Print the lines of the listing below verbatim from its first line through the line bearing "minimum width=527, minimum". Any pictures are to be omitted.

+++

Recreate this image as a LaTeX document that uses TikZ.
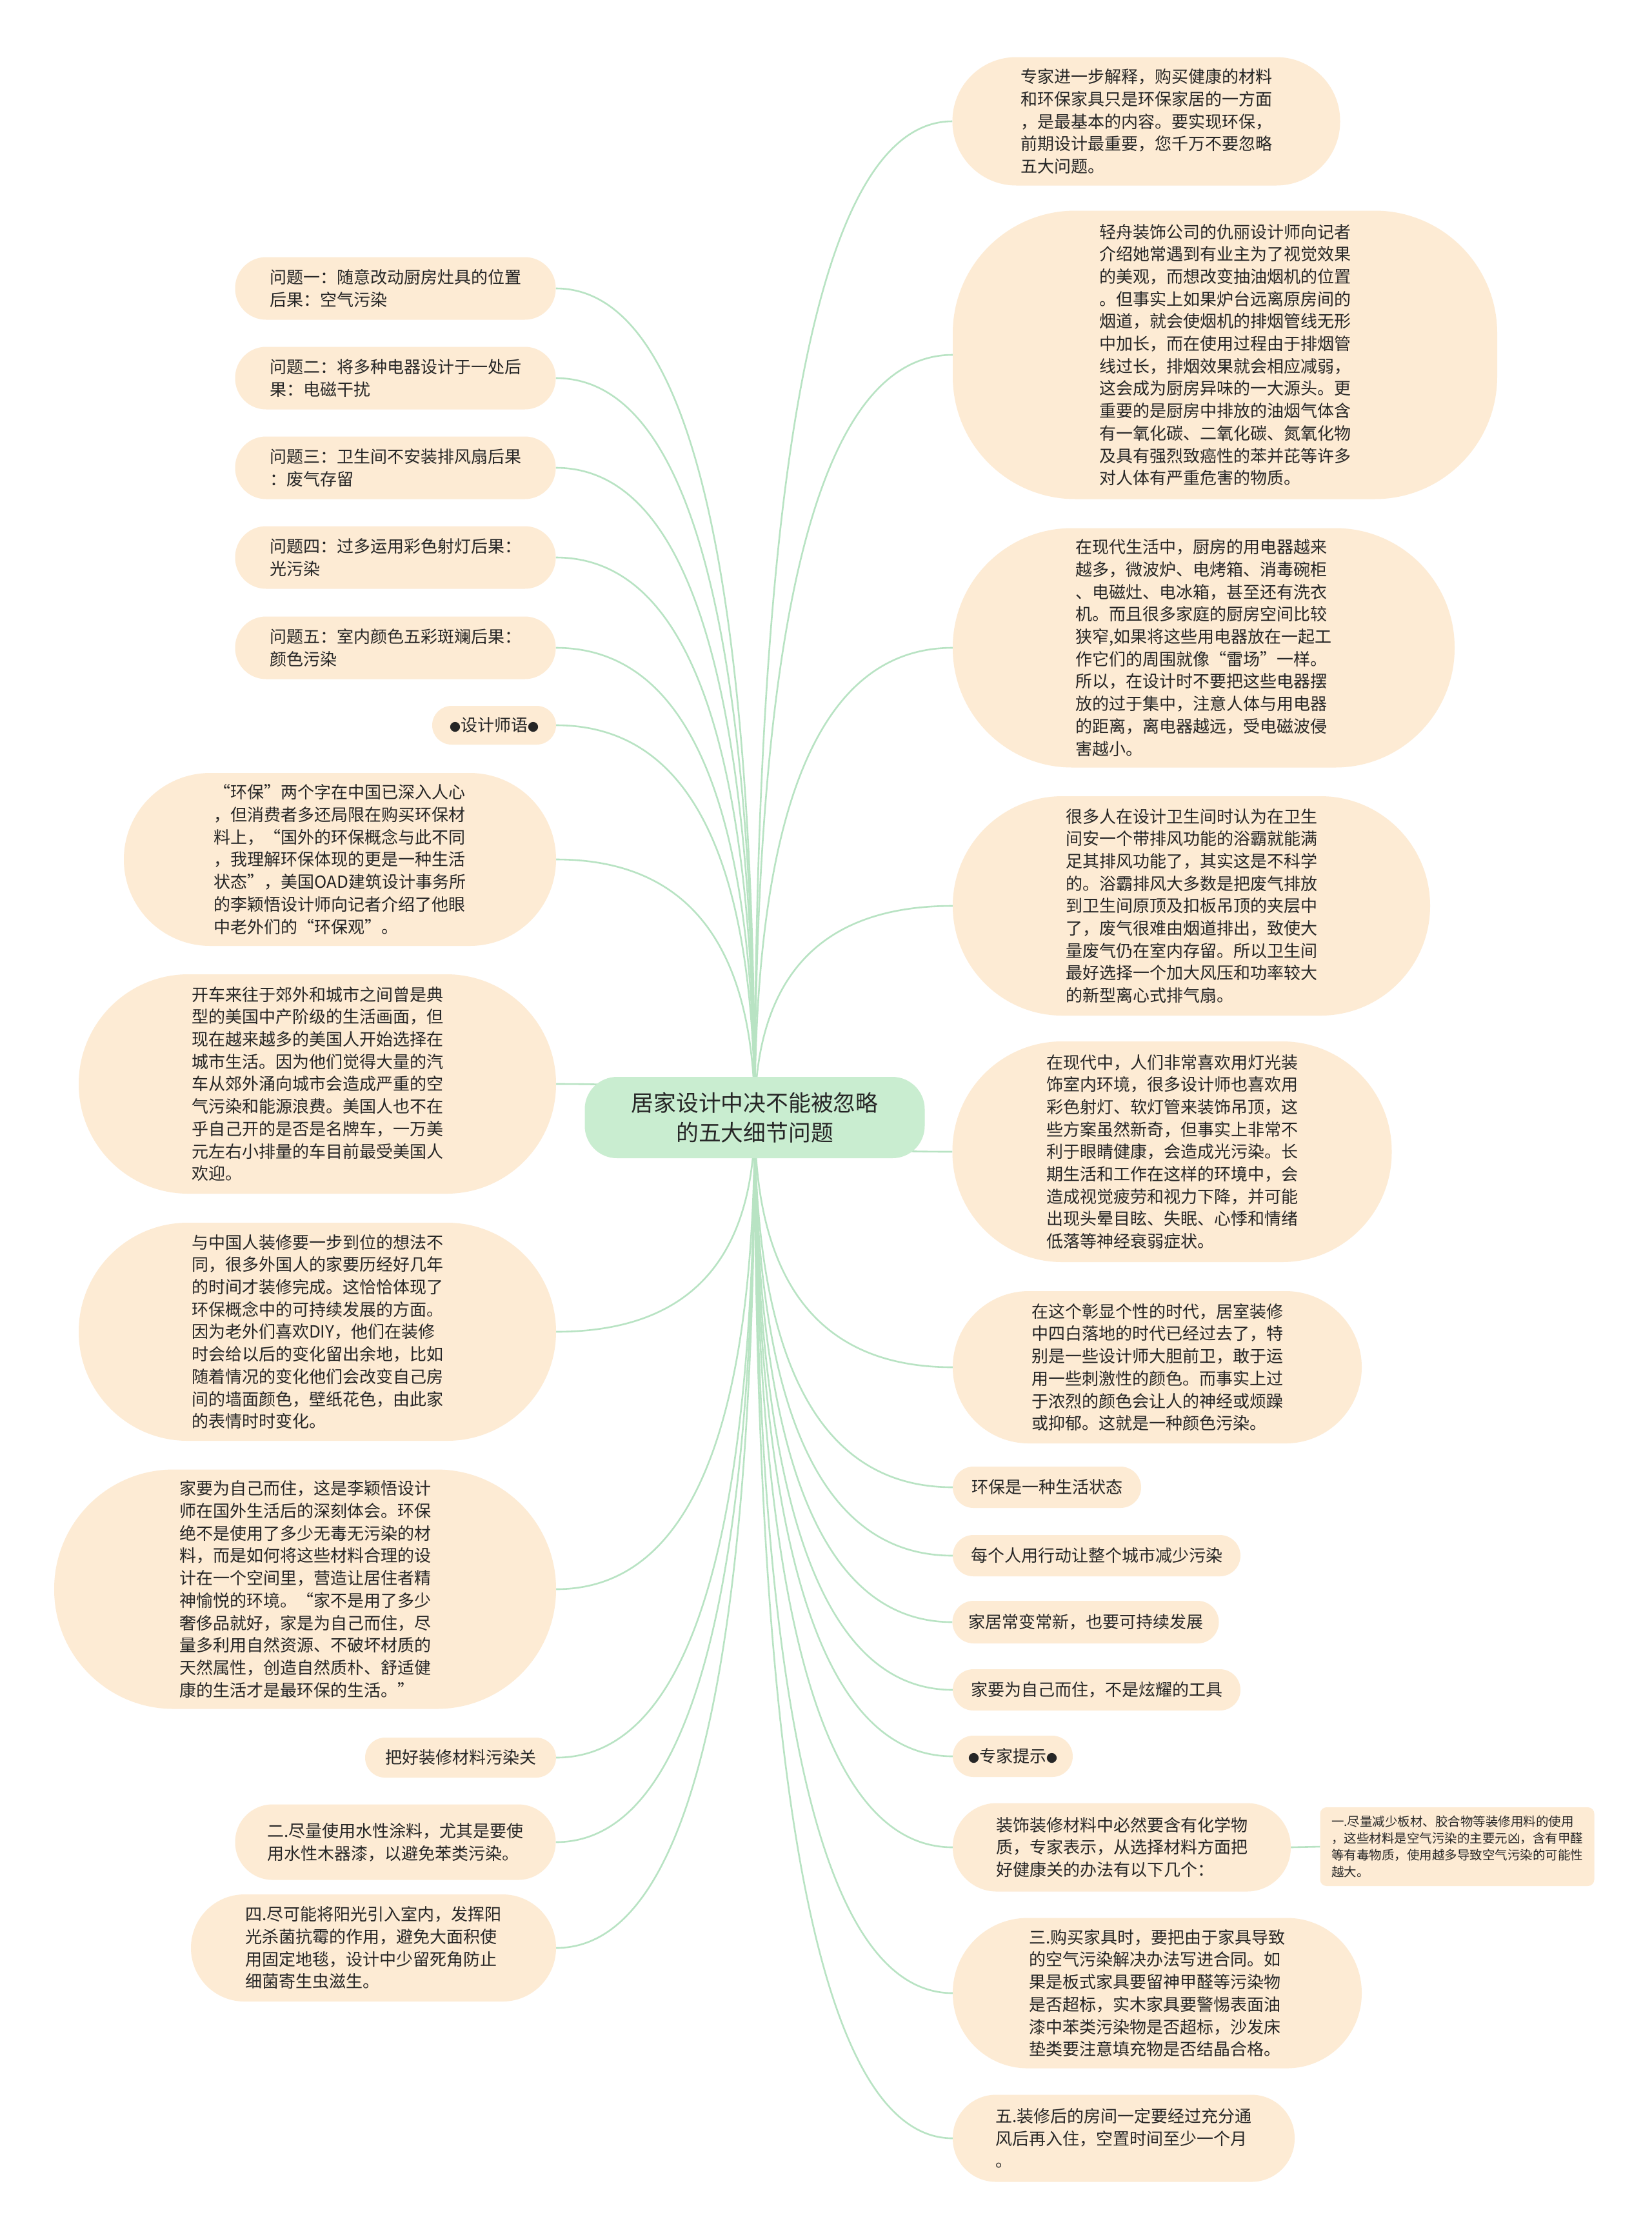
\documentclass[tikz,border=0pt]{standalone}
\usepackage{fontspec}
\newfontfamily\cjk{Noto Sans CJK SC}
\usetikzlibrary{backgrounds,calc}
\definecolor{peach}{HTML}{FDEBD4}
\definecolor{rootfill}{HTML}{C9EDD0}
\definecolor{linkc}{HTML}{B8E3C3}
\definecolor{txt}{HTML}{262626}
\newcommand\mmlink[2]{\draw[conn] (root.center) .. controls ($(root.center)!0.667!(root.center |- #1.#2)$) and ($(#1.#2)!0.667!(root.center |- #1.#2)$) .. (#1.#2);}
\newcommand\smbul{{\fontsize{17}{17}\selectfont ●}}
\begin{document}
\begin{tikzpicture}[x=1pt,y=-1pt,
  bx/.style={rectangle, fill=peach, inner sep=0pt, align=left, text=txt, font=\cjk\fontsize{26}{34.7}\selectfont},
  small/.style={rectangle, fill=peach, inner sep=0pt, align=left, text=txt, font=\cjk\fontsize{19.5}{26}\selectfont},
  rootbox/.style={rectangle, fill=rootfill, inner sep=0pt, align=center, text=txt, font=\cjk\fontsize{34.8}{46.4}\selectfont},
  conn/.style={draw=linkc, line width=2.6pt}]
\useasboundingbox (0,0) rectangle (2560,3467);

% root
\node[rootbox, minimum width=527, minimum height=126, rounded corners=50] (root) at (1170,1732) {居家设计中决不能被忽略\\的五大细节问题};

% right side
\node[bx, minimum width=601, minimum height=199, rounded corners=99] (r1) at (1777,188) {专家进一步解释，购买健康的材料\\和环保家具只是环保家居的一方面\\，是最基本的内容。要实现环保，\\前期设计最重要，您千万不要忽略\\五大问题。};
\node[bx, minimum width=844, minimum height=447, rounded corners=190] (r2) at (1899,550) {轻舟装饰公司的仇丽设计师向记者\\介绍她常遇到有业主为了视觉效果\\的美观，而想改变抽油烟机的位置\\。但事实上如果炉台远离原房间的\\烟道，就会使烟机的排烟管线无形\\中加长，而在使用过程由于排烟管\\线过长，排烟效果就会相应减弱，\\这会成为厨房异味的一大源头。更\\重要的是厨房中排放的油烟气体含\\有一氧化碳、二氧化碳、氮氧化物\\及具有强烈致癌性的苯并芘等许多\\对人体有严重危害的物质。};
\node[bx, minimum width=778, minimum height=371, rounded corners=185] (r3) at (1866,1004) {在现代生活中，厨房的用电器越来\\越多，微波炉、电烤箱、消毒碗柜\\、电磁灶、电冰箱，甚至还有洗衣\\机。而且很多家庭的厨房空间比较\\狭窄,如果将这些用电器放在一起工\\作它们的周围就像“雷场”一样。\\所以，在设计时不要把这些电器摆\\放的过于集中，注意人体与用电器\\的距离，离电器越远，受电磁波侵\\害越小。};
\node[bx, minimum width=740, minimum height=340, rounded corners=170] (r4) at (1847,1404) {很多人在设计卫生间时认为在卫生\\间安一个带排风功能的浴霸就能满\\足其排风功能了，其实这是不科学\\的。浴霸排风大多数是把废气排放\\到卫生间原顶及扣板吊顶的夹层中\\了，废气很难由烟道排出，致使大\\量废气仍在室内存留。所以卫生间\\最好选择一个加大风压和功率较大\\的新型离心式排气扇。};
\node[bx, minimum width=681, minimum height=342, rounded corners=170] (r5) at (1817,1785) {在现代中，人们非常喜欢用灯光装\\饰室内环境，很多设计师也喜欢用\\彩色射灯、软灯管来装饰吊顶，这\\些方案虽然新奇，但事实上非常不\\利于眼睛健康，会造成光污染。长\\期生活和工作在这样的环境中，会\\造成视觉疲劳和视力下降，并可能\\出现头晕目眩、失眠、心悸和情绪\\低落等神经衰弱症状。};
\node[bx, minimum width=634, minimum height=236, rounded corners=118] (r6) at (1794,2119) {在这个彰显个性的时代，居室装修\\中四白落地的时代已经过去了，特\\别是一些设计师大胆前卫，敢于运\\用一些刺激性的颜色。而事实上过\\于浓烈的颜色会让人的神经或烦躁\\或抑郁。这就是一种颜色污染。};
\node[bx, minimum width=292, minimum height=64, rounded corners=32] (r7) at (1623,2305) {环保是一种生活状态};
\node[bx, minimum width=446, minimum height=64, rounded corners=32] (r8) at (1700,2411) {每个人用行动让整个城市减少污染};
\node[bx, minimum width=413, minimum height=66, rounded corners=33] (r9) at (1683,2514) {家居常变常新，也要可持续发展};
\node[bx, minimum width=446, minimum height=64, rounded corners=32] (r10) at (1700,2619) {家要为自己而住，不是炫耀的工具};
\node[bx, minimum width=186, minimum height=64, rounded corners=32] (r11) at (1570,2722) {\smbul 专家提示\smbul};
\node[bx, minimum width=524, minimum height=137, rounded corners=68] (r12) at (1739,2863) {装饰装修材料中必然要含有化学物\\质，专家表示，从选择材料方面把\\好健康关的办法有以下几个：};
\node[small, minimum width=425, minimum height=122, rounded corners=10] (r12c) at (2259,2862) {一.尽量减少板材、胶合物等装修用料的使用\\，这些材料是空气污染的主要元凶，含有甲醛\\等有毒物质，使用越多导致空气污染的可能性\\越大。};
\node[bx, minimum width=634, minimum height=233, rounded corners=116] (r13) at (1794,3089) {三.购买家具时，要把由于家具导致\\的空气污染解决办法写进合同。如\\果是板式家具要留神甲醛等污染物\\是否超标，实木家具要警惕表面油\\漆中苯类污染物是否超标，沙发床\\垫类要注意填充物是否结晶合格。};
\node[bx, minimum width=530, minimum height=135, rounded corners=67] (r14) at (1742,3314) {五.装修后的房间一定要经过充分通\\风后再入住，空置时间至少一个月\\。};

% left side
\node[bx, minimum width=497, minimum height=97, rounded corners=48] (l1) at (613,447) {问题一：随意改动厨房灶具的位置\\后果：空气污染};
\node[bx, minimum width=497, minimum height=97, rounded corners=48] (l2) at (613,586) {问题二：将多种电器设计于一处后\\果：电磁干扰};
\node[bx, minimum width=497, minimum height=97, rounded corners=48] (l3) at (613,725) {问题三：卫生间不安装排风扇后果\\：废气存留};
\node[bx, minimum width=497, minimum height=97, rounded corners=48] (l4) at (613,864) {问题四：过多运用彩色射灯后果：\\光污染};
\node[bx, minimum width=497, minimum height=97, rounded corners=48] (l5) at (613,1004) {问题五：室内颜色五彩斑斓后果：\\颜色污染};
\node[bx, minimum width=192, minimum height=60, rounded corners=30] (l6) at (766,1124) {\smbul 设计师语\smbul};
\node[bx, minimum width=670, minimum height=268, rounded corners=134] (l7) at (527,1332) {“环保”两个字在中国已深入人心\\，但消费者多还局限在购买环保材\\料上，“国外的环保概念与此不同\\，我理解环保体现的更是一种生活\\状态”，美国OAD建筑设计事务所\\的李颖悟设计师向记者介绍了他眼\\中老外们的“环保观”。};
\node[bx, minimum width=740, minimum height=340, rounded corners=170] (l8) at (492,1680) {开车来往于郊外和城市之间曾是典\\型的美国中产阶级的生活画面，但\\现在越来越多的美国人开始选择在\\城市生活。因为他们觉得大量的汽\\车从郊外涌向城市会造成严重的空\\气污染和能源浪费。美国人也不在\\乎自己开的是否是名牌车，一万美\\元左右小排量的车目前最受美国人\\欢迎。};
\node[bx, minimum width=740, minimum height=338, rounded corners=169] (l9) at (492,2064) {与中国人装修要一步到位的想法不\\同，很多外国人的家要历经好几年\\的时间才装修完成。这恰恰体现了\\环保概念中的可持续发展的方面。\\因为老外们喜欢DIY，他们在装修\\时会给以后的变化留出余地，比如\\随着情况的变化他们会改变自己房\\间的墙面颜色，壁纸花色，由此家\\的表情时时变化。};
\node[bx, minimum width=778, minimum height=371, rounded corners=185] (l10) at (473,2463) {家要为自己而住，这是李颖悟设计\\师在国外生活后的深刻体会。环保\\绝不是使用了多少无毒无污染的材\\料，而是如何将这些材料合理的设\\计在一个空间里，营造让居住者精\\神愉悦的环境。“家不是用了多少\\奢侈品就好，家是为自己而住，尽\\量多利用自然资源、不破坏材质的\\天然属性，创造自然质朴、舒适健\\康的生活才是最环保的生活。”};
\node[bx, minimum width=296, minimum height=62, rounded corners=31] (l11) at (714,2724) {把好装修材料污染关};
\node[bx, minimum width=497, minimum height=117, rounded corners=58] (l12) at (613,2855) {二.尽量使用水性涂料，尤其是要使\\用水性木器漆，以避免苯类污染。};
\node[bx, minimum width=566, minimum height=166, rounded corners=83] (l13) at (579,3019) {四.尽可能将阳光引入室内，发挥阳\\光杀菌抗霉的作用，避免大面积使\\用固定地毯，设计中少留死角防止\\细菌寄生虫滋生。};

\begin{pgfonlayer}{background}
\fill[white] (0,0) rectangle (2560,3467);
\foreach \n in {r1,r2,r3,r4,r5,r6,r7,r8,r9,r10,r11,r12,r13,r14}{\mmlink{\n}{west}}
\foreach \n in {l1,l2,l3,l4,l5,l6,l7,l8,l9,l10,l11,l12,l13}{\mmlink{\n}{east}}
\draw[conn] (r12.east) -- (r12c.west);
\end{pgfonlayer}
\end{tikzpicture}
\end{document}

+++

*Written response*.
Recreate this image as a LaTeX document that uses TikZ.
\documentclass[tikz,border=0pt]{standalone}
\usepackage{fontspec}
\newfontfamily\cjk{Noto Sans CJK SC}
\usetikzlibrary{backgrounds,calc}
\definecolor{peach}{HTML}{FDEBD4}
\definecolor{rootfill}{HTML}{C9EDD0}
\definecolor{linkc}{HTML}{B8E3C3}
\definecolor{txt}{HTML}{262626}
\newcommand\mmlink[2]{\draw[conn] (root.center) .. controls ($(root.center)!0.667!(root.center |- #1.#2)$) and ($(#1.#2)!0.667!(root.center |- #1.#2)$) .. (#1.#2);}
\newcommand\smbul{{\fontsize{17}{17}\selectfont ●}}
\begin{document}
\begin{tikzpicture}[x=1pt,y=-1pt,
  bx/.style={rectangle, fill=peach, inner sep=0pt, align=left, text=txt, font=\cjk\fontsize{26}{34.7}\selectfont},
  small/.style={rectangle, fill=peach, inner sep=0pt, align=left, text=txt, font=\cjk\fontsize{19.5}{26}\selectfont},
  rootbox/.style={rectangle, fill=rootfill, inner sep=0pt, align=center, text=txt, font=\cjk\fontsize{34.8}{46.4}\selectfont},
  conn/.style={draw=linkc, line width=2.6pt}]
\useasboundingbox (0,0) rectangle (2560,3467);

% root
\node[rootbox, minimum width=527, minimum height=126, rounded corners=50] (root) at (1170,1732) {居家设计中决不能被忽略\\的五大细节问题};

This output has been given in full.